パスタで橋をつくり、強度やデザイン性を競う「パスタブリッジ」の授業

リアルとオンラインの
ハイブリッド型の授業デザインを

今回の経験を踏まえ、今後の授業づくりについて、教育開発室長・霜田は語る。
「私自身は、教室であろうが、オンラインであろうが、大切にしなければならないことは変わらないと考えています。それは『教員一人ひとりが、受け持つ授業の何を大切と捉え、どう教えるか』。それを検証した結果、リアルの授業でしかできないこと、オンライン授業で代替できること、オンライン授業のほうがより効率よく指導できることの仕訳をし、最適な組み合わせを実現することが重要だと考えます」。
「ノートルダム女学院が標榜する『思考力教育』を実現することをミッションとして担う教育開発室長としては、今後、そうした授業づくりそのものに取り組んでいくつもりです」。

《教育開発室長・霜田の『ICTを活用した今後の授業づくりの視点』》

◆視点① コースや科目ごとに、指導すべき「授業のコア」を考える

科目によって、行いたい授業の形態は変わってくる。
生徒が一緒になってディスカッションする授業、グループワークや体験を伴う授業、教師が生徒のそばにいると指導効果が高い授業などなら、教室で行う授業を優先。

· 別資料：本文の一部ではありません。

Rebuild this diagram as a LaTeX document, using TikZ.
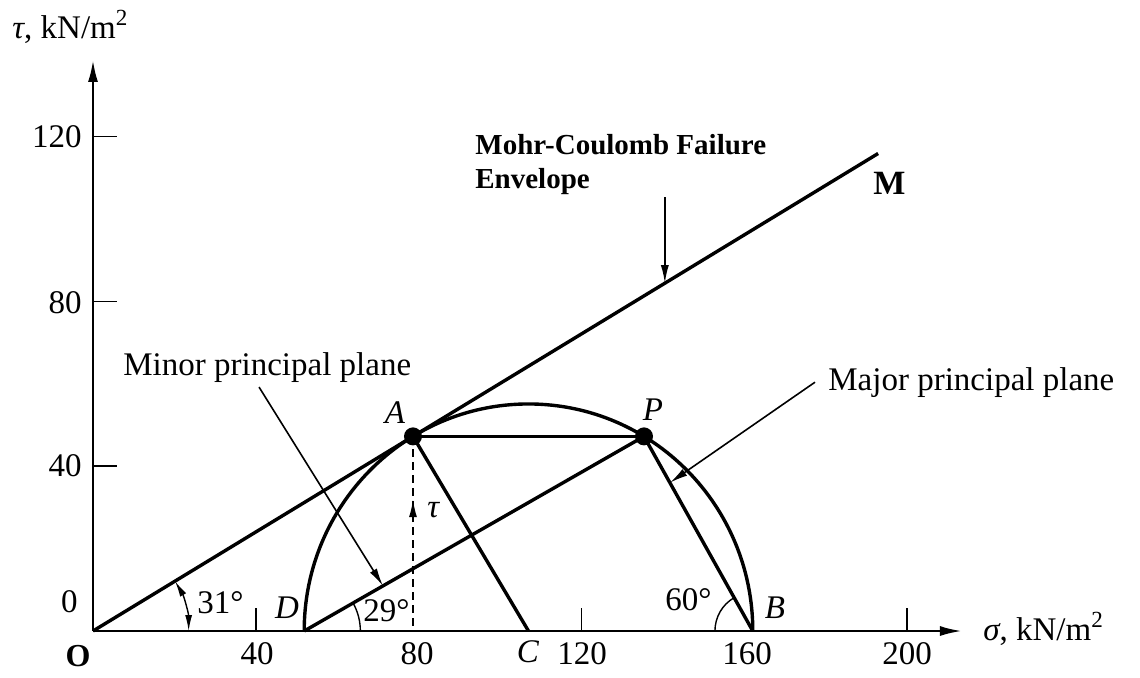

あるいはオンラインであっても「生」の授業を軸にして組み立てるほうがよい。
その際には、教師に対して、「テーマ」を設定する力や授業の組み立て自体をシミュレーションする力が求められる。
また、教師には、映像制作スキルの向上、ライブラリー化を前提とした事前の構成・編集力なども求められる。

◆視点② 50分授業の中でICTをうまく使うことで、生徒にとって“楽しい”授業が展開できる

授業の中でも、「記憶」や「理解」の部分はオンラインで代用できる。生徒の「評価力」「創造力」「共同する学び」を育むためには、オンラインだけでなく、リアルな授業も必要であり、その時間を創り出すためにも学びのICT化を進め、生徒にとって最適な授業をデザインすることが大切である。

◆視点③ ICT活用による、一人ひとりの伸長度に合わせた「個別最適化教育」も視野に

緊急対応ではありながらも、オンライン授業を実施・経験したことによって、クラス全員に対する指導(課題やレポートの提出管理やそのフィードバックなど)と、一人ひとりの学習習熟度や伸長度(個別の目標設定、レベルに応じた課題、一対一の相談など)の2軸の指導方法を行える道筋がついた。
今後、ノートルダム女学院が目指す「一人ひとりを大切にした指導」を徹底するためには、こうした「ICTを活用した指導のパーソナル化」は、積極的に検討していくべきテーマとなりうる。